1860 vor dem Trainingsstart

Die Treue der Fans als Verpflichtung

von Redaktion

ULI KELLNER

Pünktlich zum Vorbereitungsstart gab es beim TSV 1860 Grund, die Sektkorken knallen zu lassen. Nicht etwa, weil der ersehnte Mittelstürmer gefunden wurde und auch bezahlt werden kann. Sondern: Weil die Löwen mal wieder gezeigt haben, dass der Mythos Sechzig lebt, dass der Verein Menschen anzieht, so trostlos es sportlich und finanziell läuft. Ausdruck dieses Erfolgs ist die Liste der mitgliederstärksten Sportvereine in Deutschland. 1860 kletterte auf Platz 23, zählt nun mehr als 26 000 treue Anhänger, die sich auf 17 Abteilungen verteilen. Damit steht 1860 besser da als so mancher Fußball-Erstligist (etwa Augsburg, Mainz, Hoffenheim).
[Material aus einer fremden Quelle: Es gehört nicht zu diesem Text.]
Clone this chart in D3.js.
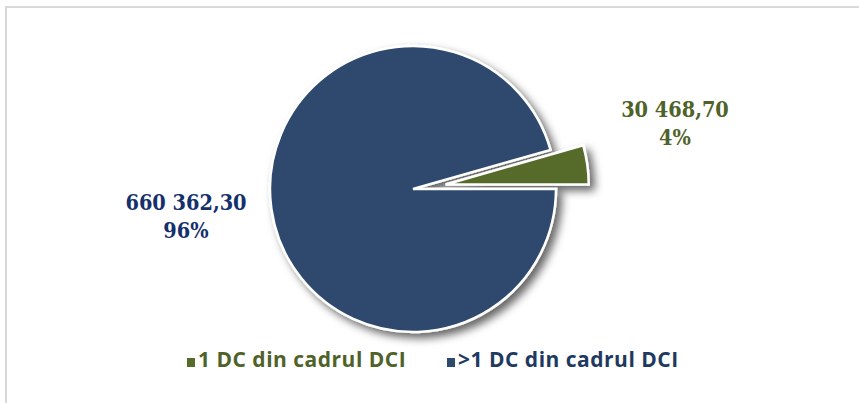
<!DOCTYPE html>
<html>
<head>
<meta charset="utf-8">
<script src="https://cdn.jsdelivr.net/npm/d3@7"></script>
<style>
  html, body { margin: 0; padding: 0; background: #fff; }
  svg { display: block; }
</style>
</head>
<body>
<div id="chart"></div>
<script>
// date
const categories = ["1 DC din cadrul DCI", ">1 DC din cadrul DCI"];
const values = [30468.70, 660362.30];
const sliceColors = ["#566b2c", "#2d4a6d"];
const labelColors = ["#4f6228", "#15306b"];
const legendColors = ["#4f6228", "#1f3a60"];

const W = 859, H = 403;
const cx = 413, cy = 189, R = 143;
const explode = 33;

const ro = d3.formatLocale({ decimal: ",", thousands: " ", grouping: [3], currency: ["", ""] });
const fmtVal = ro.format(",.2f");
const fmtPct = ro.format(".0%");
const total = d3.sum(values);

const svg = d3.select("#chart").append("svg")
    .attr("width", W)
    .attr("height", H);

// rama
svg.append("path")
    .attr("d", `M6,${H} L6,7 L${W},7`)
    .attr("fill", "none")
    .attr("stroke", "#d9d9d9")
    .attr("stroke-width", 2);

const defs = svg.append("defs");
const f = defs.append("filter").attr("id", "umbra")
    .attr("x", "-20%").attr("y", "-20%").attr("width", "140%").attr("height", "140%");
f.append("feDropShadow")
    .attr("dx", 5).attr("dy", 5)
    .attr("stdDeviation", 4.5)
    .attr("flood-color", "#000")
    .attr("flood-opacity", 0.6);

const frac0 = values[0] / total;
const pie = d3.pie()
    .sort(null)
    .startAngle(Math.PI / 2 - 2 * Math.PI * frac0)
    .endAngle(Math.PI / 2 - 2 * Math.PI * frac0 + 2 * Math.PI);

const arc = d3.arc().innerRadius(0).outerRadius(R);
const arcs = pie(values);

const g = svg.append("g")
    .attr("transform", `translate(${cx},${cy})`)
    .attr("filter", "url(#umbra)");

g.selectAll("path.felie")
    .data(arcs)
    .enter()
    .append("path")
    .attr("class", "felie")
    .attr("d", arc)
    .attr("fill", (d, i) => sliceColors[i])
    .attr("stroke", "#fff")
    .attr("stroke-width", 2.5)
    .attr("stroke-linejoin", "miter")
    .attr("transform", (d, i) => {
        if (i !== 0) return null;
        const a = (d.startAngle + d.endAngle) / 2;
        return `translate(${Math.sin(a) * explode},${-Math.cos(a) * explode})`;
    });

// etichete
const labelPos = [[675, 117], [186, 210]];
const lbl = svg.selectAll("text.eticheta")
    .data(arcs)
    .enter()
    .append("text")
    .attr("class", "eticheta")
    .attr("text-anchor", "middle")
    .attr("font-family", "'DejaVu Serif Condensed', 'Liberation Serif', serif")
    .attr("font-weight", "bold")
    .attr("font-size", 21.5)
    .attr("fill", (d, i) => labelColors[i]);

lbl.append("tspan")
    .attr("x", (d, i) => labelPos[i][0])
    .attr("y", (d, i) => labelPos[i][1])
    .text(d => fmtVal(d.value));
lbl.append("tspan")
    .attr("x", (d, i) => labelPos[i][0])
    .attr("dy", 28)
    .text(d => fmtPct(d.value / total));

// legenda
const legX = [187, 447];
const leg = svg.selectAll("g.legenda")
    .data(categories)
    .enter()
    .append("g")
    .attr("class", "legenda")
    .attr("transform", (d, i) => `translate(${legX[i]},358)`);

leg.append("rect")
    .attr("width", 8).attr("height", 9)
    .attr("fill", (d, i) => sliceColors[i]);

leg.append("text")
    .attr("x", 11)
    .attr("y", 9)
    .attr("font-family", "'Open Sans', sans-serif")
    .attr("font-weight", "bold")
    .attr("font-size", 21)
    .attr("letter-spacing", 0.5)
    .attr("fill", (d, i) => legendColors[i])
    .text(d => d);
</script>
</body>
</html>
Die Marke 1860 ist also stabil, das wird man auch am Freitag und Samstag erleben, wenn der Vorjahresachte der 3. Liga zum Trainingsstart lädt. Kein Vergleich vermutlich zum Sommer 2022, als neun schlüssige Transfers höchste Erwartungen weckten. Die Lust der Fans auf ihre Löwen scheint allerdings ungebrochen – trotz 15 Abgängen, denen nur drei externe Zugänge gegenüberstehen. Trotz eines Schrumpf-Etats, der bestenfalls Drittliga-Mittelmaß darstellt (4,5 Mio. Euro). Und vor allem: Trotz der Eiszeit zwischen den Gesellschaftern, die sich nicht einmal von einem Dürresommer auftauen lässt.

Wenn bei 1860 auf eines Verlass ist, dann auf die Selbstblockade der Führungskräfte – und auf die Treue der Fans, die nicht nur brav Mitgliedsanträge ausfüllen, sondern auch Bestellformulare für Jahreskarten. Wie üblich zeichnet sich ein dauerausverkauftes Stadion ab. Aber: Die Löwen sollten den Bogen zwischen sportlichem Angebot (bescheiden) und Nachfrage (einmalig) nicht überspannen. Ein Verein, der zu Inflationszeiten die Preise erhöht und gleichzeitig sein Produkt kaputtspart, spielt mit der Loyalität seiner Fans – umso bitterer kann das Erwachen werden. Selbst der schrille Giesing-Kult kann erlahmen, wenn es Mitte November nur noch darum geht, ob ein einstelliger Tabellenplatz erreichbar bleibt.

Dass sich Jacobacci beim Fanfest am 16. Juli hinstellt und wie sein Vorgänger einen Feier-Mai verspricht, ist kaum zu erwarten. Den Ball flach zu halten, ist klug. Noch klüger wäre es allerdings, wenn sich die Gesellschafter-Streithähne endlich treffen und ihren lähmenden Machtkampf beenden würden, zur Not mithilfe eines Mediators (für den von Anwälten geführten Kleinkrieg ist ja auch Geld da). Noch ist es nicht zu spät, noch kann das Team nachgerüstet werden, um nicht nur im Mitgliederranking vorne mitzuspielen. Die Aufstiegsträume der Fans schreien nach einer Laufzeitverlängerung. Etwas anderes hat die treue Löwen-Seele nicht verdient.